Mit einer offiziellen „Notlage“ wären weitere konkrete Empfehlungen an Staaten verbunden gewesen, um die Ausbreitung über Grenzen hinweg möglichst einzudämmen. Zu solchen Empfehlungen kann beispielsweise gehören, dass Reisende auf Krankheitssymptome geprüft werden, und dass medizinisches Personal besser geschützt wird.

544 Fälle seit Dezember

Weil immer mehr Menschen mit Grippesymptomen auf das neue Virus getestet werden, nimmt die Zahl der bestätigten Fälle unaufhörlich zu. Bis Mittwochabend wurde das Virus bei 544 Menschen nachgewiesen, wie die chinesische Ausgabe der Global Times im Kurznachrichtendienst Weibo berichtete. Die Zahl der Toten stieg nach Angaben der Regierung der Provinz Hubei in der schwer betroffenen Metropole Wuhan auf 17. Auch außerhalb Chinas wurden weitere Infektionen bekannt. Die Krankheit kursiert seit Dezember.

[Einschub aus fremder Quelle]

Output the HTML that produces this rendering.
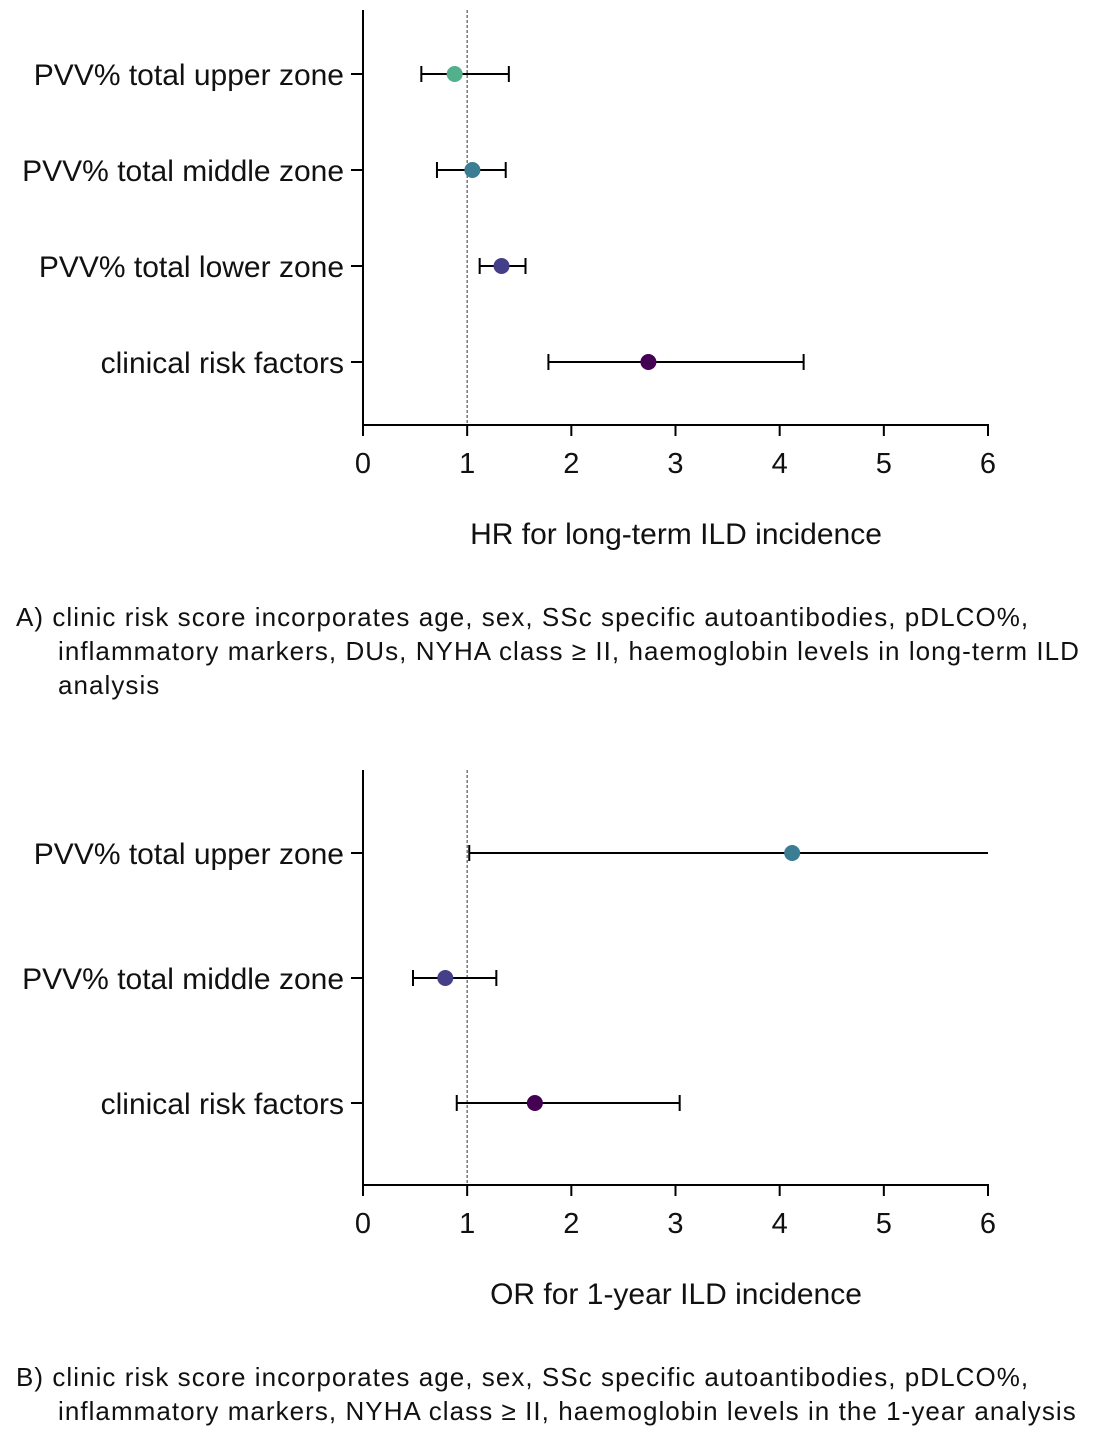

In Europa gab es bis Mittwoch keine Nachweise. Für die Menschen in Deutschland besteht nach Einschätzung der Bundesregierung ein „sehr geringes“ Gesundheitsrisiko. Es gebe keinen Grund, jetzt in Alarmismus zu verfallen, sagte ein Sprecher von Gesundheitsminister Jens Spahn (CDU). Die EU-Präventionsbehörde ECDC sprach von einem moderaten Risiko, dass der Erreger in die Europäische Union eingeschleppt wird. Noch sei unklar, wie schwerwiegend und wie tödlich die Krankheit sei, meinte ECDC-Direktorin Andrea Ammon. „Mehr epidemiologische Daten sind dringend erforderlich, um ein besseres Verständnis des Virus zu gewinnen.“

Erstmals wurde ein Nachweis in den USA gemeldet. Betroffen war nach Angaben der US-Gesundheitsbehörde ein Mann, der nach einer Reise in die chinesische Stadt Wuhan am 15. Januar in die Westküstenmetropole Seattle zurückgekehrt war. Sein Zustand sei gut. Es bestehe nur ein sehr geringes Risiko, dass er andere angesteckt haben könnte, hieß es. Die Krankheit war zuvor in Japan, Südkorea, Taiwan und Thailand nachgewiesen worden.

„Exit Screenings“ bereits eingeführt

Ob es bei der Eindämmung der Krankheit hilft, an Flughäfen die Temperatur von ankommenden Passagieren aus der betroffenen Region zu messen, ist umstritten. Forscher an der Universität von Perth in Australien kamen in einer Studie 2015 zu dem Schluss, dass solche Maßnahmen nicht effizient waren. Sinnvoll seien sogenannte Exit Screenings in Gebieten, die von einer Erkrankungswelle besonders betroffen sind, hieß es beim Robert Koch-Institut (RKI) in Berlin. Wuhan hat entsprechende Kontrollen bei der Ausreise bereits eingeführt.

Es wird vermutet, dass die Quelle des neuartigen Coronavirus ein Wildtier auf einem Fischmarkt in der chinesischen Stadt Wuhan war. Es wurde nach Expertenmeinung zunächst vom Tier zum Menschen übertragen, bevor das Virus sich an seinen neuen Wirt anpasste und es zu Übertragungen zwischen Menschen kam. Mit der Reisewelle zum chinesischen Neujahrsfest am kommenden Samstag wächst die Gefahr einer Ausbreitung der Viruskrankheit. Bei der größten jährlichen Reisewelle des Landes sind einige Hundert Millionen Chinesen unterwegs.